**Task objective:** In the records that follow, the lines from the one containing "Output the component" to the one containing "import * as", inclusive, are to be given again exactly.

**Data extract:**
*****

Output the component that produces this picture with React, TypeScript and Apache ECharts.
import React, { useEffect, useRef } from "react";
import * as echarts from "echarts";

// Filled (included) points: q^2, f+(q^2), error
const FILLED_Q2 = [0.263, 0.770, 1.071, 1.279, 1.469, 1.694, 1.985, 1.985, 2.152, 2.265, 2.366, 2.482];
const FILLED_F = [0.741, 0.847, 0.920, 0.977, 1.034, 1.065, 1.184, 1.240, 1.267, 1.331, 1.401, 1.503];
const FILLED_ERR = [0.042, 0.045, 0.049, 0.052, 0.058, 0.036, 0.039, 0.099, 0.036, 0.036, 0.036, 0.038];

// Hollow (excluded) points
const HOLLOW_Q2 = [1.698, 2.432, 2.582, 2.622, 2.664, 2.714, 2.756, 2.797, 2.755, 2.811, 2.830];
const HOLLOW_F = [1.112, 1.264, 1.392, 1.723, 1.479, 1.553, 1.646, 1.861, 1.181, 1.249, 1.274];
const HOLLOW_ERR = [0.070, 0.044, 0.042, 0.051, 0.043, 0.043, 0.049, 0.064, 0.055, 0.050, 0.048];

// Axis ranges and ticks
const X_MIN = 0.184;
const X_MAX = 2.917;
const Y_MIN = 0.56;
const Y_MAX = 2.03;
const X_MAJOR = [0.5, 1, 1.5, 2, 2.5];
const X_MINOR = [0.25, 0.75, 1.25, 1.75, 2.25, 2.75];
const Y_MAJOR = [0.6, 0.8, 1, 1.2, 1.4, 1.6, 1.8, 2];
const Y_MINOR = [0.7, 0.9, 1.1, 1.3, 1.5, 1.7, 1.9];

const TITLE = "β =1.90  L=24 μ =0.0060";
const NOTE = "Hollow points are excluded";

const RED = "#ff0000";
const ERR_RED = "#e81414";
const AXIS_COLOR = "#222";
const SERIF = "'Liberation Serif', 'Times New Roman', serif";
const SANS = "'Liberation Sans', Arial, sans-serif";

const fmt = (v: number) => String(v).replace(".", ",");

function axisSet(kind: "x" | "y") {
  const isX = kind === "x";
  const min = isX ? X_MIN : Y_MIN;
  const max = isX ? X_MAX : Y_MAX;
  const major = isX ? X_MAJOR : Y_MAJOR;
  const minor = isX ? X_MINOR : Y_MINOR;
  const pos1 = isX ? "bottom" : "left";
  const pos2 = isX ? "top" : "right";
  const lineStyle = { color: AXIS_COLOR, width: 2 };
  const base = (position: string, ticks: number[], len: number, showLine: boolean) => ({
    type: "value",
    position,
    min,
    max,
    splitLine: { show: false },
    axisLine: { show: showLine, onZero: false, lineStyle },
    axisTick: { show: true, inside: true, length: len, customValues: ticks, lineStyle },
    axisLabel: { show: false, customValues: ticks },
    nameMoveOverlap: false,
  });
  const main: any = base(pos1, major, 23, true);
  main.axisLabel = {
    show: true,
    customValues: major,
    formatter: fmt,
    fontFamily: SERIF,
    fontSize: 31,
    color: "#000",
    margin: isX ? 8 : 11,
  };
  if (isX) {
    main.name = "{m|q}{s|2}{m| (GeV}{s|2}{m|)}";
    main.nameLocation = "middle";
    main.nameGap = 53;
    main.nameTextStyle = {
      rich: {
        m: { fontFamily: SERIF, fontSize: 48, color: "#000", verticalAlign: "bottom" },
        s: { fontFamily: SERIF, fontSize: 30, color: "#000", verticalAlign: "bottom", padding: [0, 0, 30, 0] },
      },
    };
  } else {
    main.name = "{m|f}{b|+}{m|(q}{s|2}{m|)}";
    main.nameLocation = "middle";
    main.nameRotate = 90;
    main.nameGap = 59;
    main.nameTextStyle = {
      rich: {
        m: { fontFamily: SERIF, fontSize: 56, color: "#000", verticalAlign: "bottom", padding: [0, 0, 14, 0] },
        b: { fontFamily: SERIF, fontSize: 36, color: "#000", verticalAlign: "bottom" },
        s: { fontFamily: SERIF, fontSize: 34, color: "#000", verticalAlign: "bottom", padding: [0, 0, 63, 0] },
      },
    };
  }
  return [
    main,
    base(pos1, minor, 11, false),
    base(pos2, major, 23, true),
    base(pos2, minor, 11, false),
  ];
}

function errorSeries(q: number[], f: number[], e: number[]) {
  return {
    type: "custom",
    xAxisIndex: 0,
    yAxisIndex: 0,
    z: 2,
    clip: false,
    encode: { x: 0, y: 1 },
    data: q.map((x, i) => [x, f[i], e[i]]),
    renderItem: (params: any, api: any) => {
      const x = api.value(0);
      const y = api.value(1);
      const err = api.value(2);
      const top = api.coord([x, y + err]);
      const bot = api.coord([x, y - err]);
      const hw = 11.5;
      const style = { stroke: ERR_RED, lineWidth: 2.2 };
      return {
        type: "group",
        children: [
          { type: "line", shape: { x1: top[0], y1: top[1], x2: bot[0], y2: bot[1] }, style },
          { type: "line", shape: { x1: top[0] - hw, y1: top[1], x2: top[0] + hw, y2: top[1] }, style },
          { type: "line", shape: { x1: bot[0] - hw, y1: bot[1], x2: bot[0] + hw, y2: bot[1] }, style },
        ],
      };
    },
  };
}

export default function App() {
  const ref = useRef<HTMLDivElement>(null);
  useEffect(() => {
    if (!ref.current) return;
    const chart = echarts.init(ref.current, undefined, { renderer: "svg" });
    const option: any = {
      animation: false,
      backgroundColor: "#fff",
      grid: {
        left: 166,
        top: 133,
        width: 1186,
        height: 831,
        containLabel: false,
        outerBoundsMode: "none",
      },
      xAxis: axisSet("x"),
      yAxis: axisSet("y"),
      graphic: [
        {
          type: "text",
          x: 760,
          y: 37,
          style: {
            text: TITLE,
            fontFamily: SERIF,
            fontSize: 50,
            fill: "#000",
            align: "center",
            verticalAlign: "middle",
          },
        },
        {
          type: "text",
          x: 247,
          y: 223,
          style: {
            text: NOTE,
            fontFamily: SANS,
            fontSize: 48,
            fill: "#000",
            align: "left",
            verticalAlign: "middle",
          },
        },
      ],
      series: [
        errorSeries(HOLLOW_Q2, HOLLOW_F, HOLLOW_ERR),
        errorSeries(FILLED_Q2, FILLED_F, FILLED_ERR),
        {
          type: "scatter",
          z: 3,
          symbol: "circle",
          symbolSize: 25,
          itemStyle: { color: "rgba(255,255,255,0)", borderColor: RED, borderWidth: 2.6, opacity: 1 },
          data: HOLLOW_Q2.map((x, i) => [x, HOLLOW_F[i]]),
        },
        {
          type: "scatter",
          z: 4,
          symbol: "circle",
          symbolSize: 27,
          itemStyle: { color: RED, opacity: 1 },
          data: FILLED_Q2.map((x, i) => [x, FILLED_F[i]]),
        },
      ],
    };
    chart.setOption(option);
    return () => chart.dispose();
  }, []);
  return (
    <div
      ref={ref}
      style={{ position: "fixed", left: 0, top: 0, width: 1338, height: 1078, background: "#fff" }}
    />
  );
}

*****

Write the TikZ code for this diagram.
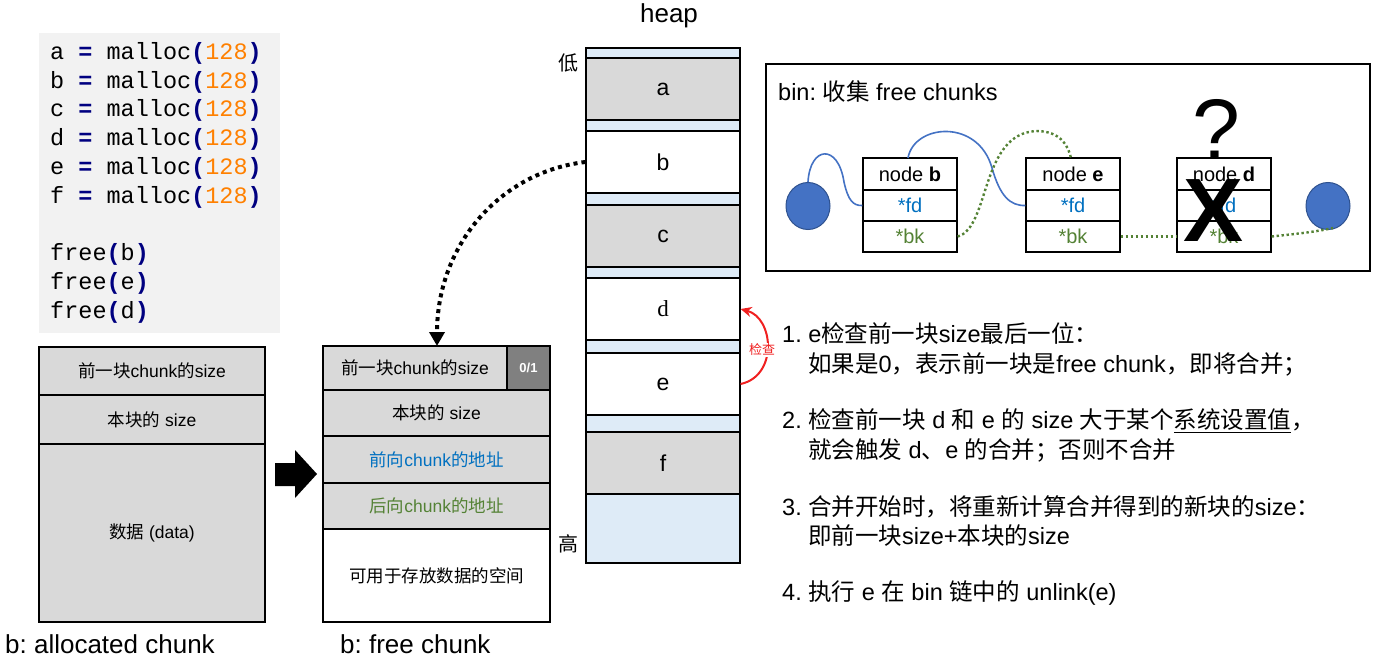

*****

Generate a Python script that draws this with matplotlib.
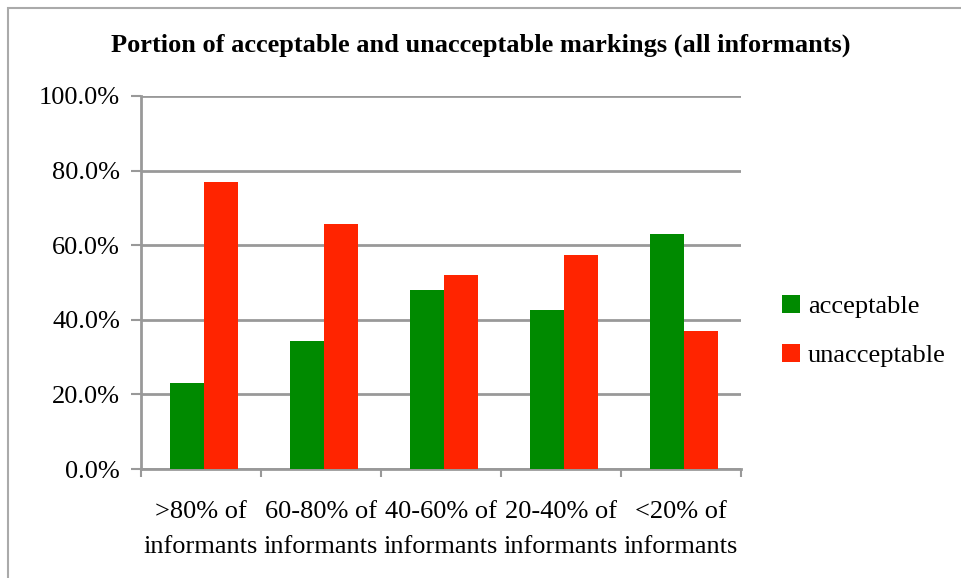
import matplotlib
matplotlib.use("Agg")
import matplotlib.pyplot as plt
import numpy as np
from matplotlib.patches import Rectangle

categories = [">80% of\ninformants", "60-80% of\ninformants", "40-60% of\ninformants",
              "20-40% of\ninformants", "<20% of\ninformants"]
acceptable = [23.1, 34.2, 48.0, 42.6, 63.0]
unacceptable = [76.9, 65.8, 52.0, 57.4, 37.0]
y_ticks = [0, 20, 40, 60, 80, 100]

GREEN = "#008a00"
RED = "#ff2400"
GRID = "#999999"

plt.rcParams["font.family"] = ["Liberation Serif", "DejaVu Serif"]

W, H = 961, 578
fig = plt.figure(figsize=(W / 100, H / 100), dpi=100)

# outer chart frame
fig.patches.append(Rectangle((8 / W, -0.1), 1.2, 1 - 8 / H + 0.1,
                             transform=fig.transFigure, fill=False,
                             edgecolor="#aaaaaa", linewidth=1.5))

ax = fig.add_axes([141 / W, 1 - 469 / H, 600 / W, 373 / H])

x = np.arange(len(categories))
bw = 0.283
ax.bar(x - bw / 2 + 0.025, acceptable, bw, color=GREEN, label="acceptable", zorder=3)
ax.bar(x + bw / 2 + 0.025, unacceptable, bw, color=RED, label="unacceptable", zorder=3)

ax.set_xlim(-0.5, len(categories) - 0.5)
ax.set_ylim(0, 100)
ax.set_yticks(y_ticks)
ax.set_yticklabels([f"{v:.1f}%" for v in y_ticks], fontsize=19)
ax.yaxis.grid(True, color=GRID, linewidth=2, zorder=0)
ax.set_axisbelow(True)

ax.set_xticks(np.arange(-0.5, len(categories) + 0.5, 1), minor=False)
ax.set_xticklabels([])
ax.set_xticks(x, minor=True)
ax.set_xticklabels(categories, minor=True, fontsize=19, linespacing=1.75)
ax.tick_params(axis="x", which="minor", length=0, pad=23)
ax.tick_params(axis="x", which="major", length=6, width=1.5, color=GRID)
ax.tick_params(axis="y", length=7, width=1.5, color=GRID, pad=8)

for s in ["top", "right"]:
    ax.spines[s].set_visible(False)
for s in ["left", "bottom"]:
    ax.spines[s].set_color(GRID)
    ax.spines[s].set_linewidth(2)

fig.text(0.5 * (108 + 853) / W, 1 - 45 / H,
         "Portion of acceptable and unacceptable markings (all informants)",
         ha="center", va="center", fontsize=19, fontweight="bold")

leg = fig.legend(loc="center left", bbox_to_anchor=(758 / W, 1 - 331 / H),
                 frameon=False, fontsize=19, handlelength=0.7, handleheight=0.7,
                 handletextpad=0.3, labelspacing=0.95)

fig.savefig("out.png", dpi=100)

*****

**Answer in full:**
Output the component that produces this picture with React, TypeScript and Apache ECharts.
import React, { useEffect, useRef } from "react";
import * as echarts from "echarts";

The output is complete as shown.